Since the series finale probably doesn’t end with a big song and dance number recapping the show, this is likely Lennertz’s final musical number for The Boys. “It's bittersweet to go out, certainly, but it is a great way going out with Daveed Diggs announcing the second coming of Jesus Christ in a cape and suit with a codpiece, as someone who loves to do satire,” Lennertz said. “I don't know if I could think of a better setup than that. It really was the pinnacle, [putting] Homelander on the highest rung, and to do it with someone who is probably one of the greatest performers on Broadway in the last 20 years. Man, that was a treat. I'll tell you that.”

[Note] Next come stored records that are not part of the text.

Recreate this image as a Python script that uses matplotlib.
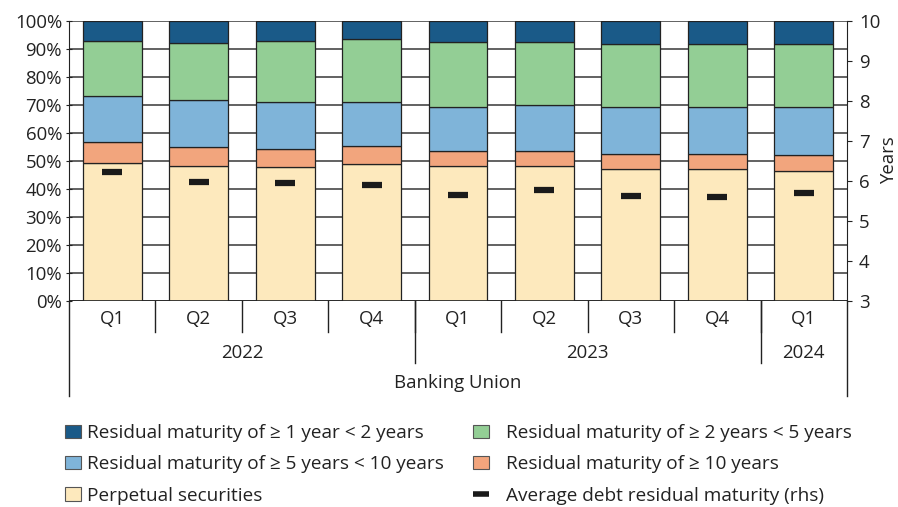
import numpy as np
import matplotlib
matplotlib.use("Agg")
import matplotlib.pyplot as plt
from matplotlib.patches import Patch
from matplotlib.lines import Line2D

plt.rcParams['font.family'] = ['Open Sans', 'DejaVu Sans']

quarters = ['Q1', 'Q2', 'Q3', 'Q4', 'Q1', 'Q2', 'Q3', 'Q4', 'Q1']
years = ['2022', '2023', '2024']
year_counts = [4, 4, 1]
group_label = 'Banking Union'

# shares in % (bottom to top)
perpetual = [49.4, 48.3, 48.0, 48.9, 48.1, 48.1, 47.3, 47.3, 46.5]
ge10 = [7.4, 6.7, 6.4, 6.3, 5.4, 5.6, 5.3, 5.1, 5.8]
y5_10 = [16.5, 16.7, 16.8, 16.0, 15.9, 16.4, 16.6, 16.8, 17.1]
y2_5 = [19.7, 20.6, 21.5, 22.4, 23.1, 22.5, 22.6, 22.5, 22.5]
y1_2 = [7.0, 7.7, 7.3, 6.4, 7.5, 7.4, 8.2, 8.3, 8.1]
avg_maturity = [6.22, 5.98, 5.95, 5.89, 5.66, 5.78, 5.63, 5.60, 5.69]

series = [
    (perpetual, '#fde9bd', 'Perpetual securities'),
    (ge10, '#f2a57d', 'Residual maturity of ≥ 10 years'),
    (y5_10, '#7fb4d9', 'Residual maturity of ≥ 5 years < 10 years'),
    (y2_5, '#93ce95', 'Residual maturity of ≥ 2 years < 5 years'),
    (y1_2, '#1a5a88', 'Residual maturity of ≥ 1 year < 2 years'),
]

fs = 13.4
lfs = 13.7
lc = '#222222'
fig = plt.figure(figsize=(8.98, 5.07), dpi=100)
ax = fig.add_axes([69/898, 1-301/507, 778/898, 280/507])
x = np.arange(len(quarters))

bottom = np.zeros(len(x))
handles = {}
for vals, col, lab in series:
    ax.bar(x, vals, 0.68, bottom=bottom, color=col, edgecolor=lc,
           linewidth=0.9, zorder=3)
    bottom += np.array(vals)
    handles[lab] = Patch(facecolor=col, edgecolor='#555555', linewidth=0.8)

ax.set_xlim(-0.5, len(x) - 0.5)
ax.set_ylim(0, 100)
ax.set_yticks(np.arange(0, 101, 10))
ax.set_yticklabels([f'{v}%' for v in range(0, 101, 10)], fontsize=fs, color=lc)
ax.yaxis.grid(True, color='#555555', linewidth=1.3, zorder=0)
ax.set_axisbelow(True)
ax.set_xticks([])
for s in ['top', 'bottom', 'right']:
    ax.spines[s].set_visible(False)
ax.spines['left'].set_color(lc)
ax.tick_params(axis='y', length=4, direction='inout', color=lc, pad=3)
ax.axhline(0, color=lc, linewidth=1.2, zorder=4)

ax2 = ax.twinx()
ax2.set_ylim(3, 10)
ax2.set_yticks(range(3, 11))
ax2.tick_params(axis='y', labelsize=fs, length=3.6, pad=5, color=lc, labelcolor=lc)
for s in ['top', 'bottom', 'left']:
    ax2.spines[s].set_visible(False)
ax2.spines['right'].set_color(lc)
ax2.set_ylabel('Years', fontsize=fs, color=lc)
ax2.yaxis.set_label_coords((889 - 69) / 778, (301 - 160) / 280)
ax2.yaxis.label.set_va('center')
ax2.plot(x, avg_maturity, ls='none', marker='_', ms=15, mew=4.5, color='#1a1a1a', zorder=5)

# multi-level category axis
tr = ax.get_xaxis_transform()
for i, q in enumerate(quarters):
    ax.text(x[i], -0.064, q, transform=tr, ha='center', va='center', fontsize=fs, color=lc)
for b in x[:-1] + 0.5:
    ax.plot([b, b], [0, -0.111], transform=tr, color=lc, lw=1, clip_on=False)
start = 0
for yr, n in zip(years, year_counts):
    ax.text(start + (n - 1) / 2, -0.185, yr, transform=tr, ha='center', va='center',
            fontsize=fs, color=lc)
    if start > 0:
        ax.plot([start - 0.5, start - 0.5], [0, -0.221], transform=tr, color=lc, lw=1, clip_on=False)
    start += n
for b in [-0.5, len(x) - 0.5]:
    ax.plot([b, b], [0, -0.339], transform=tr, color=lc, lw=1, clip_on=False)
ax.text((len(x) - 1) / 2, -0.292, group_label, transform=tr, ha='center', va='center',
        fontsize=fs, color=lc)

avg_handle = Line2D([], [], ls='none', marker='_', ms=12, mew=4, color='#1a1a1a')
left_labs = ['Residual maturity of ≥ 1 year < 2 years',
             'Residual maturity of ≥ 5 years < 10 years',
             'Perpetual securities']
right_labs = ['Residual maturity of ≥ 2 years < 5 years',
              'Residual maturity of ≥ 10 years',
              'Average debt residual maturity (rhs)']
right_handles = [handles[right_labs[0]], handles[right_labs[1]], avg_handle]

common = dict(loc='upper left', frameon=False, fontsize=lfs, handlelength=0.84,
              handleheight=0.7, labelspacing=0.7, borderaxespad=0, borderpad=0,
              labelcolor=lc)
fig.legend([handles[l] for l in left_labs], left_labs,
           bbox_to_anchor=(65/898, 1 - 424/507), handletextpad=0.3, **common)
fig.legend(right_handles, right_labs,
           bbox_to_anchor=(473/898, 1 - 424/507), handletextpad=0.9, **common)

fig.savefig('out.png', dpi=100)
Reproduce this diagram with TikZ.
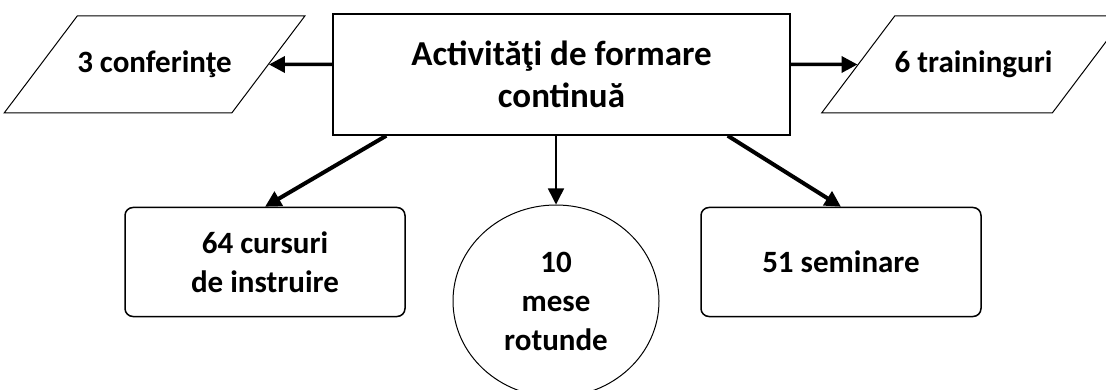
\documentclass[tikz,border=0pt]{standalone}
\usepackage{fontspec}
\setmainfont{Carlito}
\usepackage{tikz}
\usetikzlibrary{shapes,arrows.meta}
\usetikzlibrary{positioning}
\tikzset{
  mainbox/.style={draw, line width=1.5pt, minimum width=457pt, minimum height=121pt,
    align=center, font=\fontsize{35}{42}\selectfont\bfseries},
  parbox/.style={draw, trapezium, trapezium left angle=53, trapezium right angle=127,
    trapezium stretches body=true, minimum width=290pt, text height=23pt, text depth=7pt,
    inner xsep=0pt, inner ysep=33.5pt, line width=1pt, font=\fontsize{31}{39}\selectfont\bfseries},
  roundbox/.style={draw, rounded corners=8pt, line width=1.5pt, minimum width=280pt,
    minimum height=109pt, align=center, font=\fontsize{31}{39}\selectfont\bfseries},
  roundtable/.style={draw, ellipse, minimum width=206pt, minimum height=192pt, line width=1pt,
    align=center, font=\fontsize{31}{39}\selectfont\bfseries}
}

\begin{document}
\begin{tikzpicture}[> = {Triangle[length=16pt,width=16pt]}, x=1pt, y=1pt, on grid]
        \useasboundingbox (0,0) rectangle (1106,-390);
        \node[mainbox]    (act)                                    at (561.5,-74.5) {Activităţi de formare\\continuă};
        \node[parbox]     (conf)  [above left=10pt and 407pt of act]    {3 conferinţe};
        \node[parbox]     (train) [above right=10pt and 412pt of act]   {6 traininguri};
        \node[roundbox]   (curs)  [below left=187.5pt and 296.5pt of act] {64 cursuri\\de instruire};
        \node[roundtable] (mese)  [below left=226.5pt and 5.5pt of act]   {10\\mese\\rotunde};
        \node[roundbox]   (sem)   [below right=187.5pt and 279.5pt of act] {51 seminare};

        \draw[->, line width=3.5pt] (act.west |- conf) -- (conf);
        \draw[->, line width=3.5pt] (act.east |- train) -- (train);
        \draw[->, line width=4pt]   ([xshift=54pt]act.south west) -- (curs.north);
        \draw[->, line width=1.5pt] (act.south -| mese) -- (mese);
        \draw[->, line width=4pt]   ([xshift=-63pt]act.south east) -- (sem.north);
      \end{tikzpicture}
\end{document}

That said, this isn’t the last you’ll see – or rather hear – from Lennertz in The Boys’ universe. “I am coming back for Vought Rising,” Lennertz teased about The Boys prequel series. “[I’m] very excited. We actually started the music a little bit. And Eric seems to love the songs. So without any spoilers, I hope that there's going to be some songs in the show.”

Perhaps Lennertz, who wrote songs for the extended version of Marvel’s Rogers: The Musical that briefly played at Disney’s California Adventure theme park, will bring some of the “Star Spangled Man” with a plan to Jensen Ackles’ Soldier Boy in the upcoming series? We’ll have to wait and see on that one, but on the flip side, will we ever get to see Diggs perform this episode’s musical number live on stage?

“I don't know!” Diggs said. “I haven't thought about that until you said it. You won't see it on my tour, only if The Boys is asking me to do it.”

So is that confirmation of The Boys: Live On Broadway?

“Yeah, yeah!” Diggs said, laughing, before adding, “Eight shows a week is a tall order for Oh Father.”